**EXERCISE INSTRUCTIONS**:
Give the data below again exactly as written, without its pictures.

========

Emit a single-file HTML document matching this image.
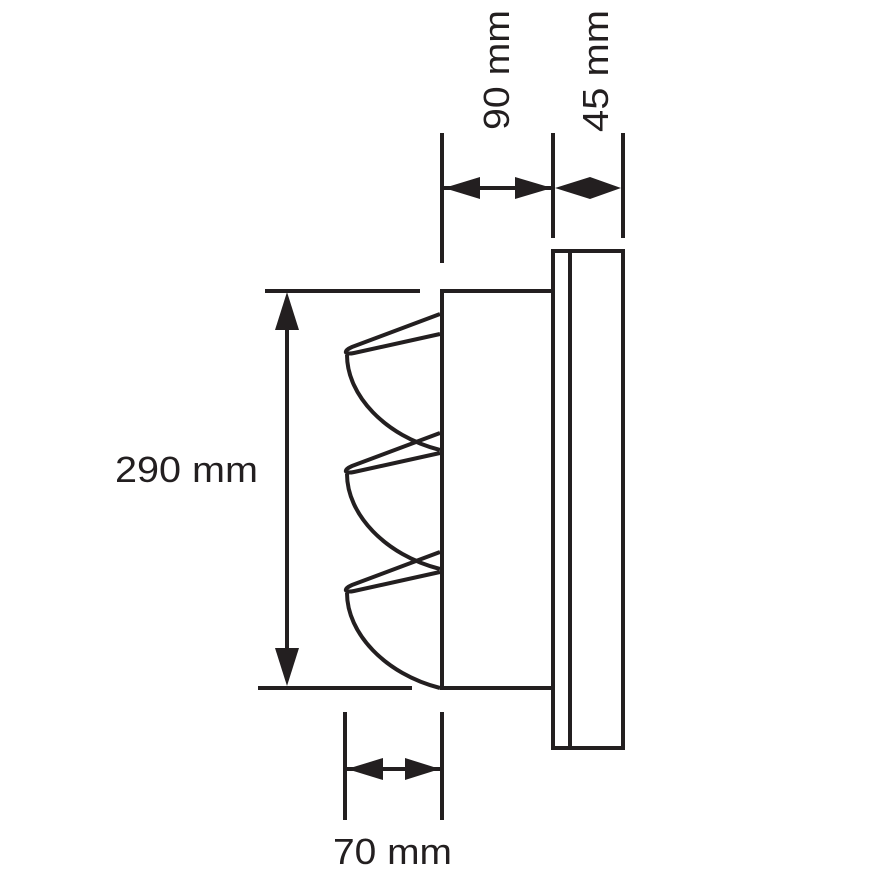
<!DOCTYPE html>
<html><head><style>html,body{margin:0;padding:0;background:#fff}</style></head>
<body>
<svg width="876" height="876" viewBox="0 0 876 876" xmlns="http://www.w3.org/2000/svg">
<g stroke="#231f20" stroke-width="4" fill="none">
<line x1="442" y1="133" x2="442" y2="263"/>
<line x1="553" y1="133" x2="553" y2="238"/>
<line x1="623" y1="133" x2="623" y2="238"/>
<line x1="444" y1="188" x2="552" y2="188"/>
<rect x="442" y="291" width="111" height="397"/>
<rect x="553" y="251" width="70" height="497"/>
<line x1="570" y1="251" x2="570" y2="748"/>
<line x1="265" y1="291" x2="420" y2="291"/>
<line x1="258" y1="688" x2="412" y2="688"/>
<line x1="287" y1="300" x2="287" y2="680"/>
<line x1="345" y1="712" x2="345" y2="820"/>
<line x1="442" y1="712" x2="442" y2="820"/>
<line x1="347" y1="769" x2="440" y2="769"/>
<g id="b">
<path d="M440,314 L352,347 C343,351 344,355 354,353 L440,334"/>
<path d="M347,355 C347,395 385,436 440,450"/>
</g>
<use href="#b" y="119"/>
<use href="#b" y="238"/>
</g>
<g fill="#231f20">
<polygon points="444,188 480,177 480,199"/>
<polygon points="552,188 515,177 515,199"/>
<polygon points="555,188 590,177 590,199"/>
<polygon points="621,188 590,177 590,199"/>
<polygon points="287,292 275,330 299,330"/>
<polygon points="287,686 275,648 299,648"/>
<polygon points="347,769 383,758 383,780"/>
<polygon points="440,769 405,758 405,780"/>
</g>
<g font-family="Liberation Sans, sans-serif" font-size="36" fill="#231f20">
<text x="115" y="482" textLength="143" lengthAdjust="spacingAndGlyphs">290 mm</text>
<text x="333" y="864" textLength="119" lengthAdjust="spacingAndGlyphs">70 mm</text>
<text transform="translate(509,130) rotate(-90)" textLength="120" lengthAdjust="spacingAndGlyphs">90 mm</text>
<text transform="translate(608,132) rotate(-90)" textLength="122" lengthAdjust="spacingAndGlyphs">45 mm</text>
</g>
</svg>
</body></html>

========

**FINAL RESULT**:
Emit a single-file HTML document matching this image.
<!DOCTYPE html>
<html><head><style>html,body{margin:0;padding:0;background:#fff}</style></head>
<body>
<svg width="876" height="876" viewBox="0 0 876 876" xmlns="http://www.w3.org/2000/svg">
<g stroke="#231f20" stroke-width="4" fill="none">
<line x1="442" y1="133" x2="442" y2="263"/>
<line x1="553" y1="133" x2="553" y2="238"/>
<line x1="623" y1="133" x2="623" y2="238"/>
<line x1="444" y1="188" x2="552" y2="188"/>
<rect x="442" y="291" width="111" height="397"/>
<rect x="553" y="251" width="70" height="497"/>
<line x1="570" y1="251" x2="570" y2="748"/>
<line x1="265" y1="291" x2="420" y2="291"/>
<line x1="258" y1="688" x2="412" y2="688"/>
<line x1="287" y1="300" x2="287" y2="680"/>
<line x1="345" y1="712" x2="345" y2="820"/>
<line x1="442" y1="712" x2="442" y2="820"/>
<line x1="347" y1="769" x2="440" y2="769"/>
<g id="b">
<path d="M440,314 L352,347 C343,351 344,355 354,353 L440,334"/>
<path d="M347,355 C347,395 385,436 440,450"/>
</g>
<use href="#b" y="119"/>
<use href="#b" y="238"/>
</g>
<g fill="#231f20">
<polygon points="444,188 480,177 480,199"/>
<polygon points="552,188 515,177 515,199"/>
<polygon points="555,188 590,177 590,199"/>
<polygon points="621,188 590,177 590,199"/>
<polygon points="287,292 275,330 299,330"/>
<polygon points="287,686 275,648 299,648"/>
<polygon points="347,769 383,758 383,780"/>
<polygon points="440,769 405,758 405,780"/>
</g>
<g font-family="Liberation Sans, sans-serif" font-size="36" fill="#231f20">
<text x="115" y="482" textLength="143" lengthAdjust="spacingAndGlyphs">290 mm</text>
<text x="333" y="864" textLength="119" lengthAdjust="spacingAndGlyphs">70 mm</text>
<text transform="translate(509,130) rotate(-90)" textLength="120" lengthAdjust="spacingAndGlyphs">90 mm</text>
<text transform="translate(608,132) rotate(-90)" textLength="122" lengthAdjust="spacingAndGlyphs">45 mm</text>
</g>
</svg>
</body></html>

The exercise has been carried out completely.